NHTSA asked Tesla to recall 158,000 cars that use the in the US. Yet, about 159,000 Model S and Model X units received the computer. The difference refers to EVs sold abroad. At least one safety watchdog abroad took what NHTSA said seriously and is also investigating the MCUv1: Germany’s KBA, or Kraftfahrt-Bundesamt.
According to Bild am Sonntag, Germany’s Federal Motor Transport Authority would be in contact with NHTSA and would also have asked Tesla for similar documentation and data to determine if the issue these computers present will demand a recall in Germany or not.
If that happens, it is very likely that the Model S and Model X sold in other countries in Europe will also have recalls. Although KBA cannot make such action mandatory outside Germany, it is responsible for certifications for many automakers, perhaps also for Tesla. If that is the case, other European authorities will have any KBA decision in high regard.
Tesla did not reply when the German newspaper asked for more information, but its documents to the American agency confirm the company is aware of the issue. Tesla’s defense to NHTSA was that it does not affect safety.
The NHTSA letter states the MCUv1 issue causes “loss of rearview/backup camera,” “loss of HVAC (defogging and defrosting) setting controls (if the HVAC status was OFF status prior to failure),” and “affects the Autopilot advanced driver assistance system (ADAS) and turn signal functionality due to the possible loss of audible chimes, driver sensing, and alerts associated with these vehicle functions.”
The agency mentions multiple recalls involving each of these problems, which means it will not buy the excuse that the MCUv1 issue will not represent a hazard. Tesla has still not replied to NHTSA’s demand apart from lowering the price for the MCUv2 upgrade by $1,000 – to $1,500.

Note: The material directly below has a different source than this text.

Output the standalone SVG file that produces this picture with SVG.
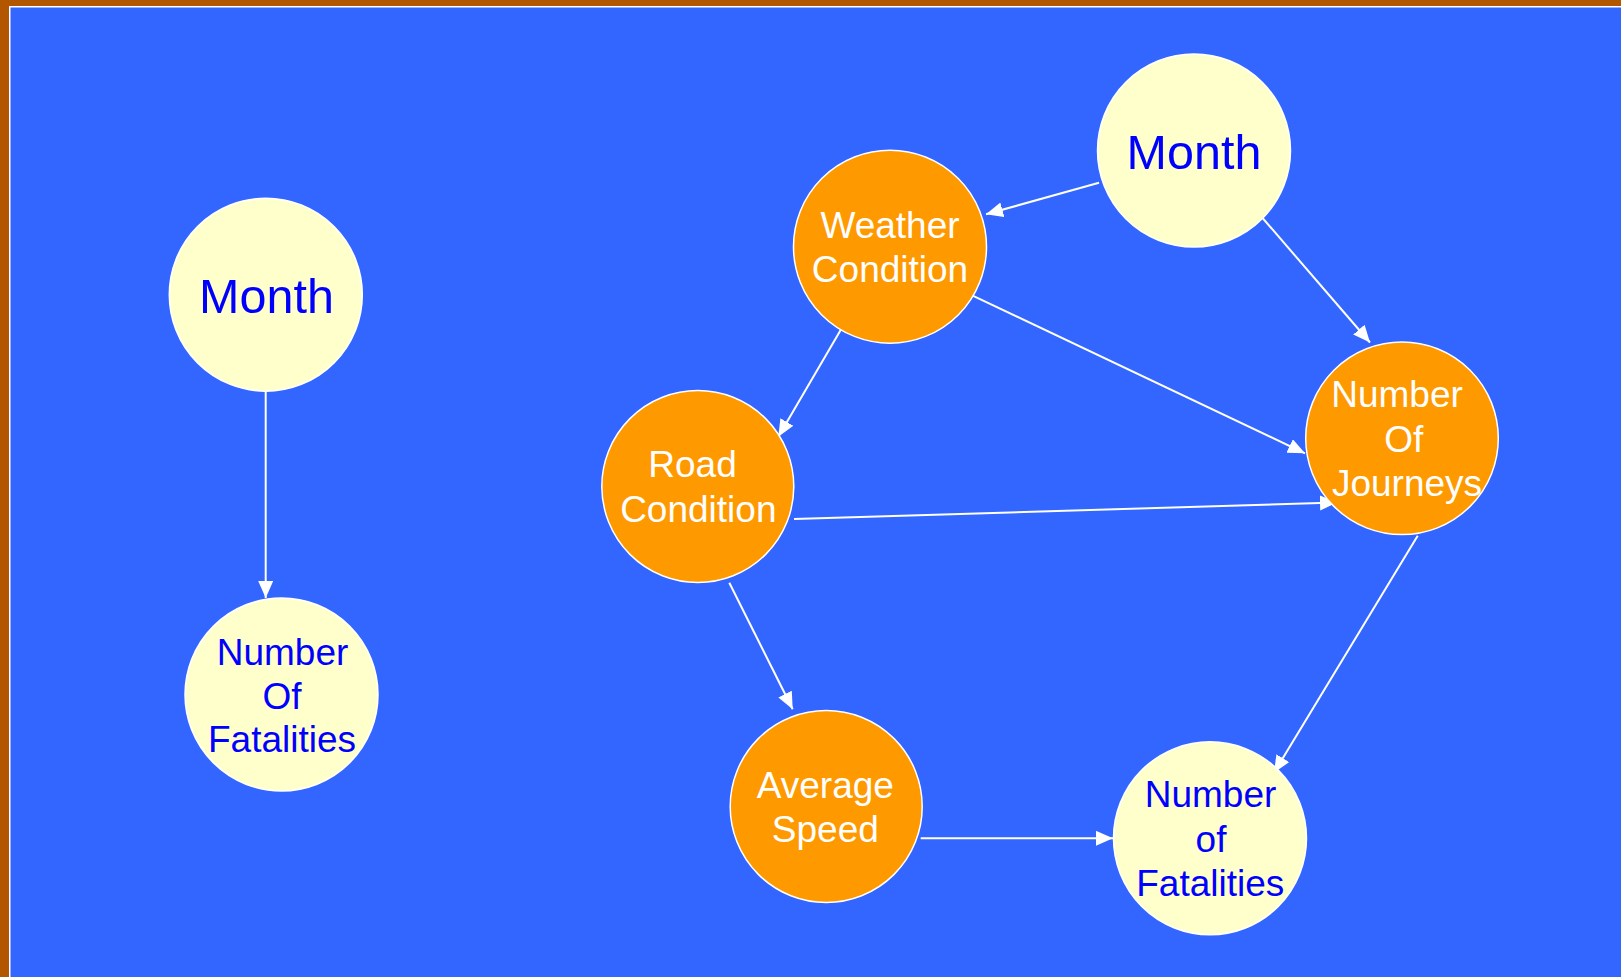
<svg xmlns="http://www.w3.org/2000/svg" width="1621" height="977" viewBox="0 0 1621 977">
  <style>
    .cream { fill: #FFFFCC; stroke: #FFFFFF; stroke-width: 1.5; }
    .amber { fill: #FF9900; stroke: #FFFFFF; stroke-width: 1.5; }
    .dark { fill: #0000FF; font-family: "Liberation Sans", Arial, sans-serif; text-anchor: middle; }
    .light { fill: #FFFFFF; font-family: "Liberation Sans", Arial, sans-serif; text-anchor: middle; }
    .big { font-size: 48.5px; }
    .small { font-size: 37px; }
    .edge { stroke: #FFFFFF; stroke-width: 2; fill: none; marker-end: url(#arrow); }
  </style>
  <defs>
    <marker id="arrow" markerUnits="userSpaceOnUse" markerWidth="18" markerHeight="16" refX="17" refY="7.5" orient="auto">
      <path d="M0,0 L17,7.5 L0,15 Z" fill="#FFFFFF"/>
    </marker>
  </defs>

  <!-- backdrop frame and panel -->
  <rect x="0" y="0" width="1621" height="977" fill="#B35600"/>
  <rect x="9" y="6" width="1612" height="971" fill="#FFFFFF"/>
  <rect x="10.5" y="7.5" width="1610.5" height="969.5" fill="#3366FF"/>

  <!-- connectors -->
  <g id="connectors">
    <line class="edge" x1="265.7" y1="392" x2="265.7" y2="598"/>
    <line class="edge" x1="1099" y1="182.7" x2="986" y2="214.3"/>
    <line class="edge" x1="1260" y1="215" x2="1370" y2="342.5"/>
    <line class="edge" x1="841.7" y1="328.3" x2="778.3" y2="436.7"/>
    <line class="edge" x1="970" y1="294.3" x2="1305" y2="453.3"/>
    <line class="edge" x1="794" y1="519" x2="1337" y2="502.5"/>
    <line class="edge" x1="729.3" y1="582.7" x2="792.7" y2="709.3"/>
    <line class="edge" x1="1417.7" y1="535.7" x2="1274" y2="772.7"/>
    <line class="edge" x1="920.7" y1="838.3" x2="1113" y2="838.3"/>
  </g>

  <!-- left graph -->
  <g id="month-left">
    <circle class="cream" cx="265.8" cy="294.7" r="96.5"/>
    <text class="dark big" x="266.5" y="313.3">Month</text>
  </g>
  <g id="fatalities-left">
    <circle class="cream" cx="281.5" cy="694.5" r="96.5"/>
    <text class="dark small" x="282.5" y="664.5">Number</text>
    <text class="dark small" x="282" y="708.5">Of</text>
    <text class="dark small" x="282" y="752.3">Fatalities</text>
  </g>

  <!-- right graph -->
  <g id="month-right">
    <circle class="cream" cx="1194" cy="150.5" r="96.5"/>
    <text class="dark big" x="1194" y="169">Month</text>
  </g>
  <g id="weather">
    <circle class="amber" cx="890" cy="246.7" r="96.5"/>
    <text class="light small" x="890" y="238.3">Weather</text>
    <text class="light small" x="890" y="281.7">Condition</text>
  </g>
  <g id="journeys">
    <circle class="amber" cx="1402" cy="438.3" r="96.3"/>
    <text class="light small" x="1397" y="407.3">Number</text>
    <text class="light small" x="1403.7" y="451.7">Of</text>
    <text class="light small" x="1407" y="495.7">Journeys</text>
  </g>
  <g id="road">
    <circle class="amber" cx="697.8" cy="486.5" r="96"/>
    <text class="light small" x="692.5" y="477.3">Road</text>
    <text class="light small" x="698.3" y="522.3">Condition</text>
  </g>
  <g id="speed">
    <circle class="amber" cx="826.2" cy="806.5" r="96"/>
    <text class="light small" x="825.3" y="798.3">Average</text>
    <text class="light small" x="825.3" y="841.7">Speed</text>
  </g>
  <g id="fatalities-right">
    <circle class="cream" cx="1210" cy="838.3" r="96.5"/>
    <text class="dark small" x="1210.5" y="807.3">Number</text>
    <text class="dark small" x="1211" y="851.7">of</text>
    <text class="dark small" x="1210.3" y="895.7">Fatalities</text>
  </g>
</svg>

Although it could mean the company will resist doing the recall, some rumors state that this would be a way for Tesla to lower the financial impact the recall will have on its balance sheet. Instead of calculating 158,000 times $2,500 ($395 million), the loss would be 158,000 times $1,500 ($237 million). Germany may make that calculation use the number 159,000 instead of 158,000.